Leslie Knope: That's okay. I just popped by to apologize and to give you something.
Gayle: Is that Leslie Knope?
Leslie Knope: Oh, hi, Gayle.
Gayle: What a surprise. I insist you join us for breakfast. This guy is the greatest breakfast chef in the world.
Leslie Knope: You know, I'm not really into breakfast foods.
Jerry: Really? Your purse is shaped like a waffle.
Leslie Knope: Is it?

Quote from Ron Swanson

April: What are you doing here, Jerry? I thought you were fired.
Jerry: I wasn't fired. I retired.
Andy: That's what they all say.
Ron Swanson: I asked Jerry to come in. That new intern wasn't working out, so I got rid of him.
Donna: Once again, I object in the strongest possible terms.
Ron Swanson: Once again, noted. I have also asked Jerry to come in a couple hours a week until we find a permanent replacement.
April: Ugh, just when we were rid of him?
Tom: Yeah, I don't know, Ron.
Ron Swanson: Are you hearing me, son? Jerry will come in once a week, and everyone will get to watch him eat and talk to him about anything he might do or say or fart.
Tom: Welcome back, Jerry.
Jerry: Thank you. Oh, it feels good just to be ba-- [trips]
Andy: [chuckles] Classic new guy.

Quote from Leslie Knope

Leslie Knope: I'm sorry that I spent your day off with Jerry instead of relaxing with you.
Ben: It's all right.

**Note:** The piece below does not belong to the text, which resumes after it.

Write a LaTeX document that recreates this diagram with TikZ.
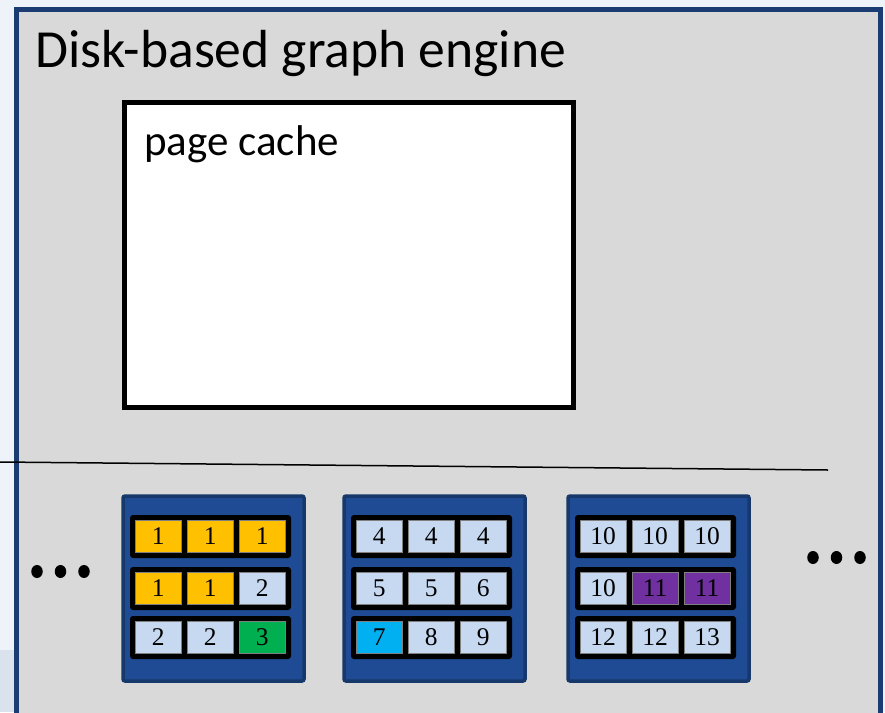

And after you fell asleep making Jerry's scrapbook, I went back to season one of Fringe to check for plot holes. As I suspected, airtight.
Leslie Knope: I'm sorry. This is all my fault. I love my job. But in the blink of an eye, I'm gonna be retiring, you know, and flying off on Marine One with you and a Secret Service detail. Achievements are great, but I want more than that. I want what Jerry has. I mean, we're always gonna work, but I think we need to fill this scrapbook too. Maybe we should take a real day off and talk about starting our family.